I rarely charge any of my batteries to 100%, and have never discharged any of them to LVC. I bought a new battery and have been using it for a week. I’ve been charging it to around 90%, discharging to around 40%. I decided to fully charge it this weekend, and it stopped at 54.6v as expected. I unplugged it and let it rest. 3 hours later it was still at 54.6v.

My observations from charging to 90%: After taking the battery off the charger, the pack voltage drops about a volt within an hour.
My observations from fully charging, as stated above, 54.6v after an hour or more.

I think this is due to the battery at 90% is still under constant current charging mode when removed from the charger. The 100% battery is being charged in constant voltage mode for a good while near the end of charge. In constant current mode, the voltage is artificially higher while charging as the constant current is pushed into the battery, raising the voltage, but settles back down when the current stops.
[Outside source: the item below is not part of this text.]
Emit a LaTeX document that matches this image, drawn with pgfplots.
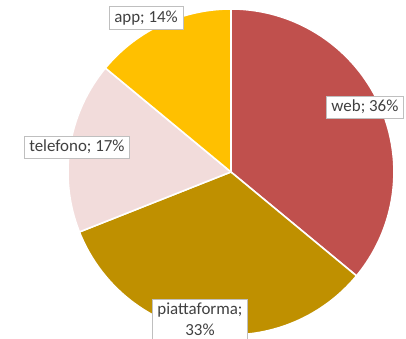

Can someone confirm this is the case? I confess the terminology may not be correct, but asking whether that’s what’s happening conceptually.
Also, I’m concluding that the battery seems healthy if it fully charges with the charger cutting off the charge cycle vs the BMS, and is able to maintain the fully charged voltage. Yes, no?
 
My observations from charging to 90%: After taking the battery off the charger, the pack voltage drops about a volt within an hour.
My observations from fully charging, as stated above, 54.6v after an hour or more.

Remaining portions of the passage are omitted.